Jayne Krentz creates an entire world, Harmony, in the novels she writes as Jayne Castle. Harmony is a different planet, one that has been cut off from Earth for 200 years, and one that is full of psi-drenched alien artifacts.
Lydia Smith is a para-archaeologist who was forced from her university position after having spent a weekend lost underground in the disorienting and terrifying alien catacombs. She isn’t crazy or unstable although most people who get lost in the catacombs that never recover. Lydia now works as the curator at a 3rd rate museum, Shrimpton’s House of Ancient Horrors. After Dark begins when Lydia finds a semi-friendly rival Chester Brady dead in an alien sarcophagus while meeting her new client, Emmett London.
The novel has many twists and turns with an intricate plot and subplots, and engaging characters. I find I can’t recall the plot after a few weeks and the characters tend to merge into Krentz/Castle’s generic para-powerful romance leads. The real winner is Harmony; we can almost see and feel the green glowing dead cities above and below ground.

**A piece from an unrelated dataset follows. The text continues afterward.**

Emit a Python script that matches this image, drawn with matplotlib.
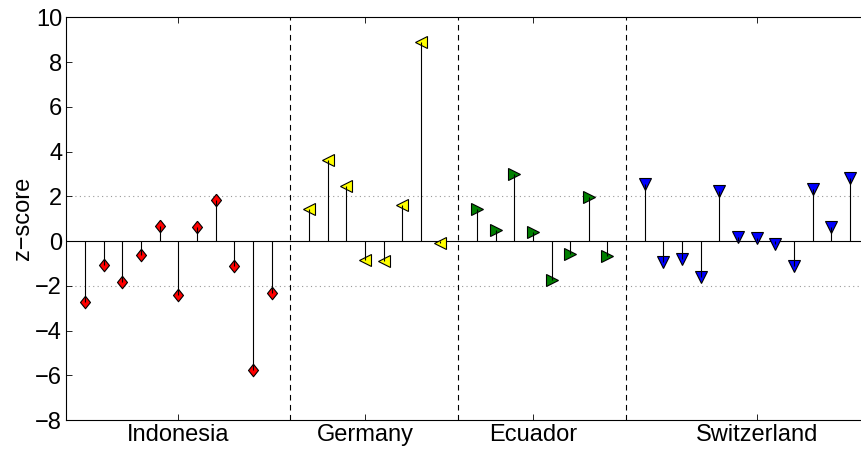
import numpy as np
import matplotlib
matplotlib.use("Agg")
from matplotlib import pyplot as plt

countries = ["Indonesia", "Germany", "Ecuador", "Switzerland"]
indonesia = [-2.73, -1.07, -1.85, -0.61, 0.69, -2.40, 0.61, 1.85, -1.13, -5.78, -2.34]
germany = [1.42, 3.64, 2.45, -0.83, -0.88, 1.60, 8.91, -0.09]
ecuador = [1.45, 0.51, 2.98, 0.40, -1.73, -0.59, 1.95, -0.65]
switzerland = [2.57, -0.94, -0.80, -1.61, 2.24, 0.18, 0.15, -0.12, -1.10, 2.32, 0.63, 2.80]
tick_pos = [6, 16, 25, 37]

groups = [indonesia, germany, ecuador, switzerland]
colors = ["red", "yellow", "green", "blue"]
diamond = [(0, 1), (0.8, 0), (0, -1), (-0.8, 0), (0, 1)]
markers = [diamond, "<", ">", "v"]
sizes = [9, 8.5, 8.5, 8.5]

plt.rcParams["font.family"] = ["Liberation Sans", "DejaVu Sans"]
fig = plt.figure(figsize=(8.61, 4.53), dpi=100)
ax = fig.add_axes([0.077, 0.0728, 0.932, 0.889])

start = 1
dividers = []
for vals, col, mk, ms in zip(groups, colors, markers, sizes):
    x = np.arange(start, start + len(vals))
    ax.plot(x, vals, linestyle="none", marker=mk, markersize=ms,
            markerfacecolor=col, markeredgecolor="black", markeredgewidth=0.8, zorder=3)
    # stems over the markers, as the original plotting tool drew them
    ax.vlines(x, 0, vals, color="black", linewidth=0.8, zorder=4)
    start += len(vals) + 1
    dividers.append(start - 1)

for d in dividers[:-1]:
    ax.axvline(d, color="black", linestyle=(0, (5, 4)), linewidth=0.8, zorder=2)

ax.axhline(0, color="black", linewidth=0.8, zorder=2)
for yv in (2, -2):
    ax.axhline(yv, color="#999999", linestyle=(0, (1, 3)), linewidth=0.8, zorder=1)

ax.set_xlim(0, 43)
ax.set_ylim(-8, 10)
ax.set_yticks(np.arange(-8, 11, 2))
ax.set_xticks(tick_pos)
ax.set_xticklabels(countries)
ax.tick_params(direction="in", top=True, right=True, labelsize=17, length=4, width=0.6, pad=3)
ax.set_ylabel("z\u2212score", fontsize=17, labelpad=1)
for s in ax.spines.values():
    s.set_linewidth(0.8)

fig.savefig("out.png", dpi=100)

Lydia and Emmett both distrust the other. Lydia distrusts Guild ghost hunters and Emmett thinks Lydia may be involved in his nephew’s disappearance. They must work together to stay alive, to find his nephew and to find who killed Chester and why. After Dark explores how each responds to the other, first with almost overwhelming sexual attraction, then with respect and liking and trust.
After Dark has some semi-explicit sex scenes, almost no vulgarity and no blasphemy. Each sex scene lasts about 3 pages so readers can skip through if they so choose.
I read After Dark about every 3 years or so. The plot tends to slip out of my mind rather quickly as do the individual characters. But I always remember the alien city. Harmony is fascinating.